The older I get, the less I want to know about “provisional income” and “Form 8606,” but somehow it keeps finding me, like the pigeons at Parque de la Madre.
Without more ado here is the nitty-gritty: a single retired person in the U.S., aged over 65 can collect about $2,166 a month in Social Security and still earn another $1,000 a month from interest, dividends, and IRA, or part-time work without paying a cent in federal income tax. Above that, the tax meter does click on gently at first but then picks up in intensity, but by that point you should already be home and dry in Cuenca.
In 2025 with $3,166 a month in total income, you can glide under the IRS radar without owing a cent to Uncle Samuel and still live very comfortably in Ecuador. Here in Cuenca, that amount gets you pretty close to luxury living.
Let’s say you keep your investments in a regular brokerage account instead of an IRA. At this income level, the IRS won’t care which you use, so you may as well enjoy the freedom. No deductions to track, no penalties, no 6-percent surprises for “excess contributions.” Just normal money you can actually touch.
If you do want to pull real money from an IRA, the rules are far less dramatic than people imagine. By your mid-70s, the IRS expects you to take withdrawals based on actuarial tables, not because it thinks you are about to run off with the cash.

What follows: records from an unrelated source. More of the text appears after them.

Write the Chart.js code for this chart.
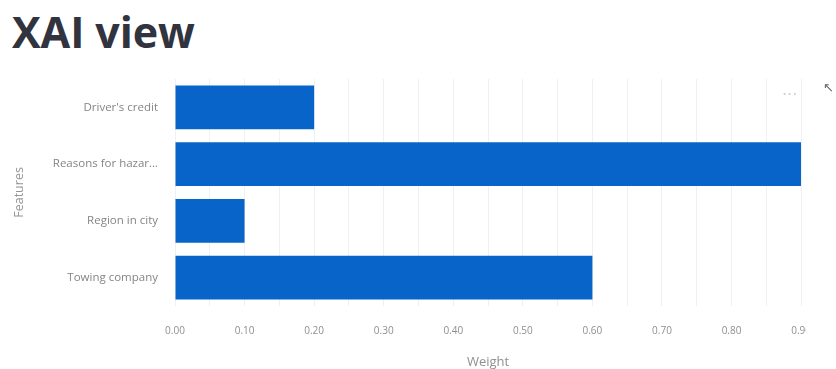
<!DOCTYPE html>
<html>
<head>
<meta charset="utf-8">
<script src="https://cdn.jsdelivr.net/npm/chart.js@4.4.1/dist/chart.umd.min.js"></script>
<style>
  body { margin: 0; background: #fff; width: 836px; height: 369px; overflow: hidden; position: relative; }
  h1 {
    position: absolute; left: 12px; top: 5px; margin: 0;
    font-family: "Open Sans", sans-serif; font-weight: 700; font-size: 43px;
    line-height: 54px; color: #31333f; letter-spacing: -0.1px;
  }
  #wrap { position: absolute; left: 0; top: 55px; width: 806px; height: 314px; overflow: hidden; }
  .menu { position: absolute; left: 782px; top: 85px; font: 16px "DejaVu Sans", sans-serif; color: #cfcfcf; }
  .expand { position: absolute; left: 823px; top: 80px; font: 13px "DejaVu Sans", sans-serif; color: #666; }
</style>
</head>
<body>
<h1>XAI view</h1>
<div id="wrap"><canvas id="xaiChart" width="830" height="314"></canvas></div>
<div class="menu">···</div>
<div class="expand">↖</div>
<script>
// Feature weights
const features = ["Driver's credit", 'Reasons for hazar…', 'Region in city', 'Towing company'];
const weights = [0.20, 0.90, 0.10, 0.60];
const xTickValues = [0, 0.1, 0.2, 0.3, 0.4, 0.5, 0.6, 0.7, 0.8, 0.9];

const ctx = document.getElementById('xaiChart').getContext('2d');

const xaiChart = new Chart(ctx, {
    type: 'bar',
    data: {
        labels: features,
        datasets: [
            {
                label: 'Weight',
                data: weights,
                backgroundColor: '#0864c8',
                borderWidth: 0,
                categoryPercentage: 1,
                barPercentage: 0.77
            }
        ]
    },
    options: {
        indexAxis: 'y',
        responsive: false,
        animation: false,
        layout: { padding: { top: 8, right: 28, bottom: 0, left: 0 } },
        scales: {
            x: {
                min: 0,
                max: 0.9,
                border: { display: false },
                grid: { color: '#f0f0f0', drawTicks: false },
                ticks: {
                    stepSize: 0.05,
                    autoSkip: false,
                    maxRotation: 0,
                    padding: 19,
                    color: '#8f8f8f',
                    font: { family: 'Open Sans', size: 10 },
                    callback: function (value) {
                        // only every 0.1 gets a label, grid stays at 0.05
                        const hit = xTickValues.find(v => Math.abs(v - value) < 1e-6);
                        return hit === undefined ? '' : hit.toFixed(2);
                    }
                },
                title: {
                    display: true,
                    text: 'Weight',
                    color: '#8f8f8f',
                    font: { family: 'Open Sans', size: 13 },
                    padding: { top: 0, bottom: -1 }
                },
                afterFit: scale => { scale.height = 63; }
            },
            y: {
                border: { display: false },
                grid: { display: false, drawTicks: false },
                ticks: {
                    padding: 17,
                    color: '#858585',
                    font: { family: 'Open Sans', size: 11.5 }
                },
                title: {
                    display: true,
                    text: 'Features',
                    color: '#959595',
                    font: { family: 'Open Sans', size: 12.5 },
                    padding: { top: 12, bottom: 0 }
                },
                afterFit: scale => { scale.width = 175; }
            }
        },
        plugins: {
            legend: { display: false },
            tooltip: { enabled: false }
        }
    }
});
</script>
</body>
</html>
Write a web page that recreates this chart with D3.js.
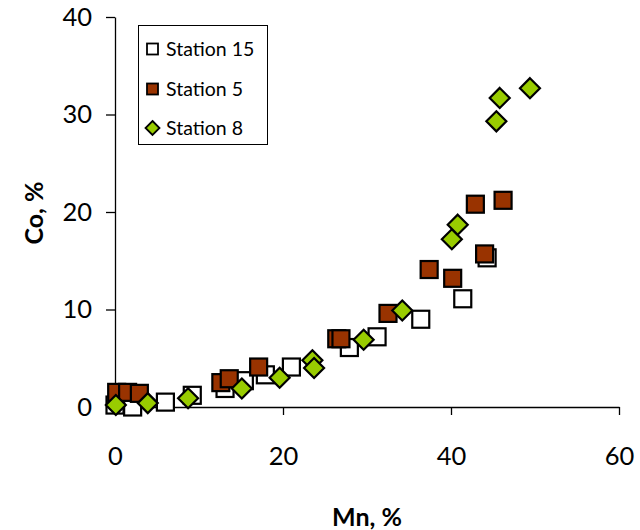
<!DOCTYPE html>
<html><head><meta charset="utf-8">
<script src="https://cdn.jsdelivr.net/npm/d3@7"></script>
<style>body{margin:0;background:#fff}svg{display:block;font-family:Lato,"Open Sans",sans-serif}</style>
</head><body><svg id="c" width="640" height="530"></svg>
<script>
// Data (Mn %, Co %)
const station15 = [[0,0.2],[2.1,0.0],[6.0,0.5],[9.2,1.2],[13.1,1.9],[15.4,2.7],[17.9,3.3],[21.0,4.1],[27.9,6.1],[31.2,7.2],[36.4,9.0],[41.4,11.1],[44.3,15.3]];
const station5 = [[0.2,1.5],[1.5,1.5],[2.9,1.4],[12.6,2.5],[13.6,2.9],[17.1,4.1],[26.4,7.0],[26.9,7.0],[32.5,9.6],[37.4,14.1],[40.2,13.2],[44.0,15.7],[42.9,20.8],[46.2,21.2]];
const station8 = [[0.1,0.2],[3.9,0.4],[8.7,0.9],[15.1,1.9],[19.6,3.0],[23.5,4.8],[23.7,4.0],[29.6,6.9],[34.2,9.9],[40.1,17.2],[40.8,18.7],[45.4,29.3],[45.8,31.7],[49.4,32.7]];
const xTicks = [0,20,40,60];
const yTicks = [0,10,20,30,40];
const seriesNames = ["Station 15","Station 5","Station 8"];

const svg = d3.select("#c");
const x = d3.scaleLinear().domain([0,60]).range([115,619]);
const y = d3.scaleLinear().domain([0,40]).range([407,17]);

const xAxis = svg.append("g").attr("transform","translate(0,407)")
  .call(d3.axisBottom(x).tickValues(xTicks).tickSize(8).tickPadding(32).tickSizeOuter(0));
const yAxis = svg.append("g").attr("transform","translate(115,0)")
  .call(d3.axisLeft(y).tickValues(yTicks).tickSize(9).tickPadding(14).tickSizeOuter(0));
[xAxis,yAxis].forEach(g=>{
  g.select(".domain").attr("stroke","#000").attr("stroke-width",1.3);
  g.selectAll(".tick line").attr("stroke","#000").attr("stroke-width",1.3);
  g.selectAll(".tick text").attr("font-family","Lato, sans-serif").attr("font-size",25.5).attr("fill","#000");
});
xAxis.selectAll(".tick text").attr("dy","0.71em");

svg.append("text").attr("x",367).attr("y",526).attr("text-anchor","middle")
  .attr("font-size",25).attr("font-weight","bold").attr("fill","#000").text("Mn, %");
svg.append("text").attr("transform","translate(43,213) rotate(-90)").attr("text-anchor","middle")
  .attr("font-size",25).attr("font-weight","bold").attr("fill","#000").text("Co, %");

const sq = 17;
svg.append("g").selectAll("rect").data(station15).join("rect")
  .attr("x",d=>x(d[0])-sq/2).attr("y",d=>y(d[1])-sq/2).attr("width",sq).attr("height",sq)
  .attr("fill","#fff").attr("stroke","#000").attr("stroke-width",2.2);
svg.append("g").selectAll("rect").data(station5).join("rect")
  .attr("x",d=>x(d[0])-sq/2).attr("y",d=>y(d[1])-sq/2).attr("width",sq).attr("height",sq)
  .attr("fill","#993300").attr("stroke","#000").attr("stroke-width",2.2);
const dm = 10;
svg.append("g").selectAll("path").data(station8).join("path")
  .attr("d",d=>{const cx=x(d[0]),cy=y(d[1]);return `M${cx},${cy-dm}L${cx+dm},${cy}L${cx},${cy+dm}L${cx-dm},${cy}Z`;})
  .attr("fill","#99cc00").attr("stroke","#000").attr("stroke-width",2.2);

// Legend
const lg = svg.append("g");
lg.append("rect").attr("x",138.5).attr("y",25.5).attr("width",129).attr("height",119)
  .attr("fill","#fff").attr("stroke","#000").attr("stroke-width",1);
const rows = [49,89,128];
seriesNames.forEach((n,i)=>{
  const cy = rows[i], cx = 152.5;
  if(i<2){
    lg.append("rect").attr("x",cx-5.5).attr("y",cy-5.5).attr("width",11).attr("height",11)
      .attr("fill",i==0?"#fff":"#993300").attr("stroke","#000").attr("stroke-width",1.8);
  } else {
    lg.append("path").attr("d",`M${cx},${cy-7}L${cx+7},${cy}L${cx},${cy+7}L${cx-7},${cy}Z`)
      .attr("fill","#99cc00").attr("stroke","#000").attr("stroke-width",1.8);
  }
  lg.append("text").attr("x",166).attr("y",cy).attr("dy","0.35em").attr("font-size",19.5)
    .attr("fill","#000").text(n);
});
</script></body></html>
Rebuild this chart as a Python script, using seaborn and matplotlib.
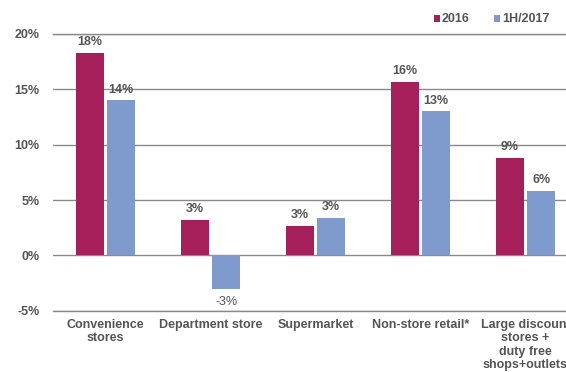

An IRA of roughly $300,000 produces a required minimum distribution of about $12,000 a year, or $1,000 a month. A required minimum distribution is simply the smallest amount the IRS insists you take each year so it can eventually tax the account. Take that amount and stop there, and you are not gaming the system or inviting trouble. You are just following the instructions, collecting steady income, and getting on with your life.
If you are over 74 and have more than $300,000 in an IRA, then you could end up having to pay some federal tax, but at this point it is not likely to cause any hardship to your existence in Cuenca.
And if you ever did want to “invest” a little, Cuenca has its own kind of retirement portfolio. For roughly $100 a month, you can pay for your entire set of utilities: electricity, cooking gas, water, internet, and cell phone. That might sound like creative accounting if you are still living in the USA, but it’s reality in Cuenca (and you can get a senior discount on the last two items.)
The rest of your budget goes where it should: cafe Lojana, fresh bread, plantains, and the occasional tot of Wembley gin or Abuelo rum from Coral.
Back in the States, retirees juggle IRA withdrawals and “required minimum distributions.” Here, the only thing required is remembering to recharge your phone’s saldo before its vencimiento.
It’s funny: in the U.S., a hundred dollars a month scarcely moves the needle on the domestic expense odometer. In Cuenca, it lights your home, cooks your food, and can connect you to China and Australia.
And if you’re a couple who each bring in about the same, let’s say two sets of $3,166 a month tax-free , you’re not just retired, you’re living like Jeff Bezos, but without the need to open bank accounts in tax havens or employ highly creative accountants.